Уполномоченный Линь Цзэсюй знал, что «во главе Англии стоит женщина, причем весьма юная, и все распоряжения исходят от нее». Он составил письмо королеве Виктории, которая находилась на троне с 1837 года, и попросил ее о сотрудничестве. «Я слышу, что в Англии опиекурение находится под категорическим запретом, – написал Линь. – Значит, англичане в курсе, какой вред наносит это зелье. Если ваши власти запрещают травить свой собственный народ, тогда они должны запретить травлю народа других стран». Император Даогуан одобрил данное письмо.
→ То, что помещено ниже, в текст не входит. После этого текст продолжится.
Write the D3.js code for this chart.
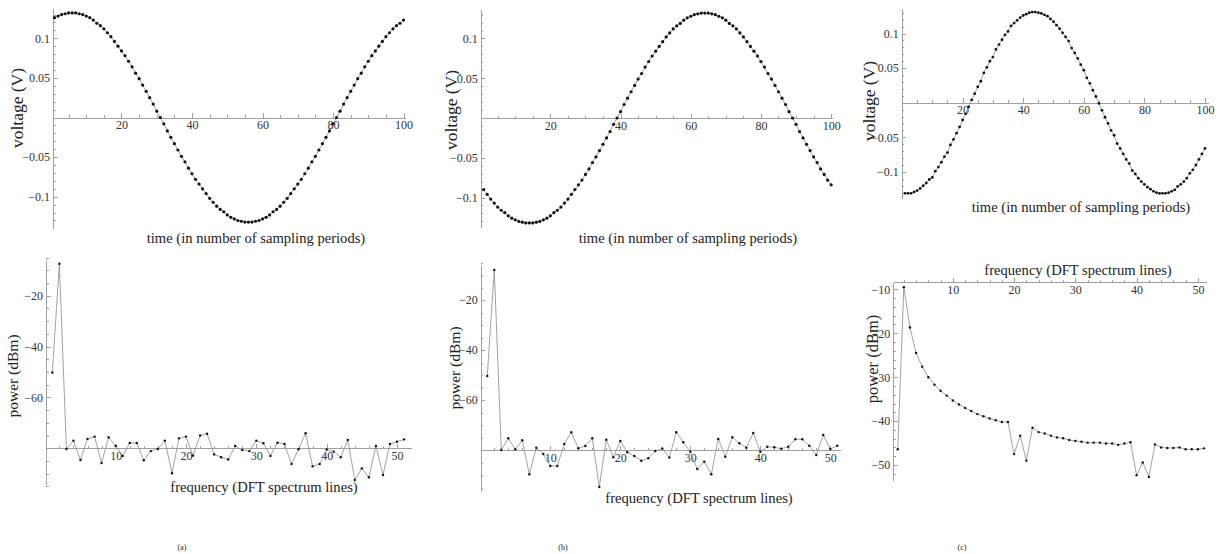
<!DOCTYPE html>
<html lang="en">
<head>
<meta charset="UTF-8">
<title>Sampled sine waves and their DFT spectra</title>
<script src="https://d3js.org/d3.v7.min.js"></script>
<style>
  body { margin: 0; background: #fff; }
  svg { font-family: "Liberation Serif", "Times New Roman", serif; }
  .axis line, .axis path { stroke: #a0a0a0; shape-rendering: crispEdges; }
  .lbl { fill: #222; }
</style>
</head>
<body>
<div id="chart"></div>
<script>
// voltage of each sample (V), sampling periods 1..100
var voltA = [0.126,0.128,0.130,0.131,0.132,0.132,0.132,0.131,0.130,0.128,
             0.126,0.123,0.119,0.116,0.112,0.107,0.102,0.096,0.090,0.084,
             0.078,0.071,0.064,0.056,0.049,0.041,0.033,0.025,0.017,0.008,
             0,-0.008,-0.017,-0.025,-0.033,-0.041,-0.049,-0.056,-0.064,-0.071,
             -0.078,-0.084,-0.090,-0.096,-0.102,-0.107,-0.112,-0.116,-0.119,-0.123,
             -0.126,-0.128,-0.130,-0.131,-0.132,-0.132,-0.132,-0.131,-0.130,-0.128,
             -0.126,-0.123,-0.119,-0.116,-0.112,-0.107,-0.102,-0.096,-0.090,-0.084,
             -0.078,-0.071,-0.064,-0.056,-0.049,-0.041,-0.033,-0.025,-0.017,-0.008,
             0,0.008,0.017,0.025,0.033,0.041,0.049,0.056,0.064,0.071,
             0.078,0.084,0.090,0.096,0.102,0.107,0.112,0.116,0.119,0.123];
var voltB = [-0.090,-0.096,-0.102,-0.107,-0.112,-0.116,-0.119,-0.123,-0.126,-0.128,
             -0.130,-0.131,-0.132,-0.132,-0.132,-0.131,-0.130,-0.128,-0.126,-0.123,
             -0.119,-0.116,-0.112,-0.107,-0.102,-0.096,-0.090,-0.084,-0.078,-0.071,
             -0.064,-0.056,-0.049,-0.041,-0.033,-0.025,-0.017,-0.008,0,0.008,
             0.017,0.025,0.033,0.041,0.049,0.056,0.064,0.071,0.078,0.084,
             0.090,0.096,0.102,0.107,0.112,0.116,0.119,0.123,0.126,0.128,
             0.130,0.131,0.132,0.132,0.132,0.131,0.130,0.128,0.126,0.123,
             0.119,0.116,0.112,0.107,0.102,0.096,0.090,0.084,0.078,0.071,
             0.064,0.056,0.049,0.041,0.033,0.025,0.017,0.008,0,-0.008,
             -0.017,-0.025,-0.033,-0.041,-0.049,-0.056,-0.064,-0.071,-0.078,-0.084];
var voltC = [-0.131,-0.131,-0.131,-0.129,-0.127,-0.124,-0.120,-0.116,-0.111,-0.108,
             -0.099,-0.093,-0.086,-0.078,-0.072,-0.061,-0.053,-0.044,-0.035,-0.025,
             -0.016,-0.006,0.004,0.013,0.023,0.031,0.043,0.051,0.060,0.066,
             0.077,0.084,0.091,0.098,0.103,0.111,0.115,0.119,0.123,0.126,
             0.128,0.130,0.131,0.131,0.130,0.129,0.127,0.125,0.121,0.117,
             0.112,0.107,0.101,0.095,0.089,0.079,0.072,0.064,0.055,0.047,
             0.036,0.028,0.018,0.009,-0.001,-0.011,-0.021,-0.030,-0.040,-0.047,
             -0.059,-0.066,-0.074,-0.082,-0.088,-0.098,-0.103,-0.109,-0.114,-0.118,
             -0.122,-0.125,-0.128,-0.130,-0.131,-0.131,-0.131,-0.130,-0.128,-0.126,
             -0.121,-0.118,-0.114,-0.109,-0.102,-0.097,-0.090,-0.082,-0.074,-0.066];

// power of each DFT spectrum line 1..51 (dBm)
var powA = [-50.2,-7.4,-80.3,-77.0,-84.6,-76.3,-75.4,-85.8,-75.7,-79.1,
            -83.0,-77.9,-77.9,-84.7,-81.1,-80.3,-77.0,-89.8,-76.1,-75.4,
            -82.9,-75.0,-74.3,-82.4,-83.5,-84.4,-79.1,-80.7,-81.1,-77.0,
            -78.0,-83.0,-77.8,-78.3,-86.2,-80.4,-74.1,-87.1,-86.2,-80.5,
            -81.3,-83.5,-76.7,-92.5,-87.9,-91.4,-79.1,-90.5,-78.3,-77.4,-76.5];
var powB = [-50.4,-8.0,-80.0,-75.3,-79.7,-76.1,-89.7,-79.1,-81.6,-86.4,
            -86.4,-77.6,-72.9,-79.3,-78.4,-75.3,-94.8,-75.9,-82.9,-76.4,
            -80.9,-82.4,-84.3,-83.3,-80.4,-79.4,-83.0,-72.9,-76.9,-80.7,
            -87.6,-84.7,-89.7,-75.6,-82.7,-74.9,-77.3,-79.1,-73.2,-80.7,
            -78.7,-78.9,-79.5,-78.7,-75.7,-75.7,-78.3,-82.0,-74.0,-79.6,-78.3];
var powC = [-46.4,-9.5,-18.7,-24.5,-27.6,-30.0,-31.7,-33.1,-34.2,-35.3,
            -36.2,-37.0,-37.7,-38.4,-38.9,-39.4,-39.8,-40.2,-40.2,-47.5,
            -43.3,-49.0,-41.5,-42.5,-42.8,-43.3,-43.7,-43.9,-44.3,-44.5,
            -44.7,-44.9,-44.9,-44.9,-45.1,-45.1,-45.4,-45.1,-44.8,-52.3,
            -49.4,-52.7,-45.3,-46.0,-46.1,-46.1,-46.0,-46.4,-46.4,-46.4,-46.2];

var timeTicks = [20, 40, 60, 80, 100];
var voltTicks = [-0.1, -0.05, 0.05, 0.1];
var freqTicks = [10, 20, 30, 40, 50];
var powTicksAB = [-60, -40, -20];
var powTicksC = [-50, -40, -30, -20, -10];

var timeMinor = d3.range(5, 101, 5).filter(function(v) { return v % 20 !== 0; });
var voltMinor = d3.range(-13, 14).filter(function(k) { return k % 5 !== 0; }).map(function(k) { return k / 100; });
var freqMinor = d3.range(2, 52, 2).filter(function(v) { return v % 10 !== 0; });
var powMinorAB = d3.range(-95, -4, 5).filter(function(v) { return v % 20 !== 0; });
var powMinorC = d3.range(-52, -8, 2).filter(function(v) { return v % 10 !== 0; });

var timeTitle = "time (in number of sampling periods)";
var freqTitle = "frequency (DFT spectrum lines)";

var serif = "'Liberation Serif', 'Times New Roman', serif";
var W = 1220, H = 554;
var svg = d3.select("#chart").append("svg").attr("width", W).attr("height", H);

var panels = [
    {data: voltA, xd: [0.6, 100.5], xr: [53.1, 405.3], yd: [-0.1395, 0.138], yr: [228, 8.2], xAxisAt: 0,
     xt: timeTicks, xm: timeMinor, yt: voltTicks, ym: voltMinor, r: 1.6,
     title: timeTitle, tx: 256, ty: 238, ylab: "voltage (V)", lx: 17, ly: 108, lsize: 17.5},
    {data: voltB, xd: [0.15, 100.5], xr: [480.7, 832.9], yd: [-0.1382, 0.1371], yr: [227.9, 9.0], xAxisAt: 0,
     xt: timeTicks, xm: timeMinor, yt: voltTicks, ym: voltMinor, r: 1.6,
     title: timeTitle, tx: 688, ty: 238, ylab: "voltage (V)", lx: 451, ly: 110, lsize: 17.5},
    {data: voltC, xd: [-0.1, 101], xr: [901.7, 1208], yd: [-0.138, 0.1344], yr: [198.2, 9.7], xAxisAt: 0,
     xt: timeTicks, xm: timeMinor, yt: voltTicks, ym: voltMinor, r: 1.4,
     title: timeTitle, tx: 1081, ty: 207, ylab: "voltage (V)", lx: 869, ly: 101, lsize: 17.5},
    {data: powA, xd: [0.1, 52.1], xr: [46, 411.8], yd: [-94.4, -5.95], yr: [484.9, 260], xAxisAt: -80,
     xt: freqTicks, xm: freqMinor, yt: powTicksAB, ym: powMinorAB, r: 1.2,
     title: freqTitle, tx: 264, ty: 487, ylab: "power (dBm)", lx: 12, ly: 376, lsize: 15.5},
    {data: powB, xd: [0.06, 51.5], xr: [480.7, 840.8], yd: [-96.7, -6], yr: [491.75, 265], xAxisAt: -80,
     xt: freqTicks, xm: freqMinor, yt: powTicksAB, ym: powMinorAB, r: 1.2,
     title: freqTitle, tx: 699, ty: 498, ylab: "power (dBm)", lx: 454, ly: 368, lsize: 15.5},
    {data: powC, xd: [0.28, 51.44], xr: [893.3, 1206.7], yd: [-53.4, -8.4], yr: [480, 282.3], xAxisAt: -8.4,
     xt: freqTicks, xm: freqMinor, yt: powTicksC, ym: powMinorC, r: 1.2,
     title: freqTitle, tx: 1078, ty: 270, ylab: "power (dBm)", lx: 872, ly: 359, lsize: 16.5}
];

panels.forEach(drawPanel);

// tick labels: serif, no domain line
function labelStyle(s) {
    s.select(".domain").remove();
    s.attr("font-family", null).attr("font-size", null);
    s.selectAll("text")
        .style("font-family", serif)
        .style("font-size", "12px")
        .style("fill", "#333");
}

function drawPanel(p) {
    var x = d3.scaleLinear().domain(p.xd).range(p.xr);
    var y = d3.scaleLinear().domain(p.yd).range(p.yr);
    var g = svg.append("g");
    var ay = y(p.xAxisAt), ax = x(p.xd[0]);

    // horizontal axis: line + minor + major ticks, then labels below
    var gx = g.append("g").attr("class", "axis").attr("transform", "translate(0," + ay + ")");
    gx.call(d3.axisTop(x).tickValues(p.xm).tickSize(2.5).tickSizeOuter(0).tickFormat(""));
    gx.append("g").call(d3.axisTop(x).tickValues(p.xt).tickSize(4.5).tickFormat(""))
        .call(function(s) { s.select(".domain").remove(); });
    gx.append("g").call(d3.axisBottom(x).tickValues(p.xt).tickSize(0).tickPadding(3))
        .call(labelStyle);

    // vertical axis
    var gy = g.append("g").attr("class", "axis").attr("transform", "translate(" + ax + ",0)");
    gy.call(d3.axisRight(y).tickValues(p.ym).tickSize(2.5).tickSizeOuter(0).tickFormat(""));
    gy.append("g").call(d3.axisRight(y).tickValues(p.yt).tickSize(4.5).tickFormat(""))
        .call(function(s) { s.select(".domain").remove(); });
    gy.append("g").call(d3.axisLeft(y).tickValues(p.yt).tickSize(0).tickPadding(3).tickFormat(d3.format("")))
        .call(labelStyle);

    // joined line and sample points
    var line = d3.line()
        .x(function(d, i) { return x(i + 1); })
        .y(function(d) { return y(d); });
    g.append("path").datum(p.data)
        .attr("d", line)
        .style("fill", "none")
        .style("stroke", "#8a8a8a")
        .style("stroke-width", 0.8);
    g.selectAll("circle").data(p.data).enter().append("circle")
        .attr("cx", function(d, i) { return x(i + 1); })
        .attr("cy", function(d) { return y(d); })
        .attr("r", p.r)
        .style("fill", "#111");

    g.append("text").attr("class", "lbl")
        .attr("x", p.tx).attr("y", p.ty)
        .attr("text-anchor", "middle").attr("dominant-baseline", "central")
        .style("font-size", "14.6px")
        .text(p.title);
    g.append("text").attr("class", "lbl")
        .attr("transform", "translate(" + p.lx + "," + p.ly + ") rotate(-90)")
        .attr("text-anchor", "middle").attr("dominant-baseline", "central")
        .style("font-size", p.lsize + "px")
        .text(p.ylab);
}

// sub-figure captions
var captions = [{t: "(a)", x: 182}, {t: "(b)", x: 563}, {t: "(c)", x: 962}];
svg.selectAll(".cap").data(captions).enter().append("text")
    .attr("class", "cap lbl")
    .attr("x", function(d) { return d.x; })
    .attr("y", 547)
    .attr("text-anchor", "middle").attr("dominant-baseline", "central")
    .style("font-size", "8px")
    .text(function(d) { return d.t; });
</script>
</body>
</html>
Неясно, кому уполномоченный доверил его доставку адресату, но письменных свидетельств того, что королева Виктория его получила, не существует [6] .
6
Его не оказалось в Королевском архиве в Виндзоре, и вообще отсутствуют какие-либо указания на то, что это письмо доставили в Лондон. Его тем не менее опубликовали в издававшейся в то время в Кантоне английской газете «Кантон пресс» и в февральском 1840 года номере периодического издания протестантских миссионеров «Чайниз репозитори».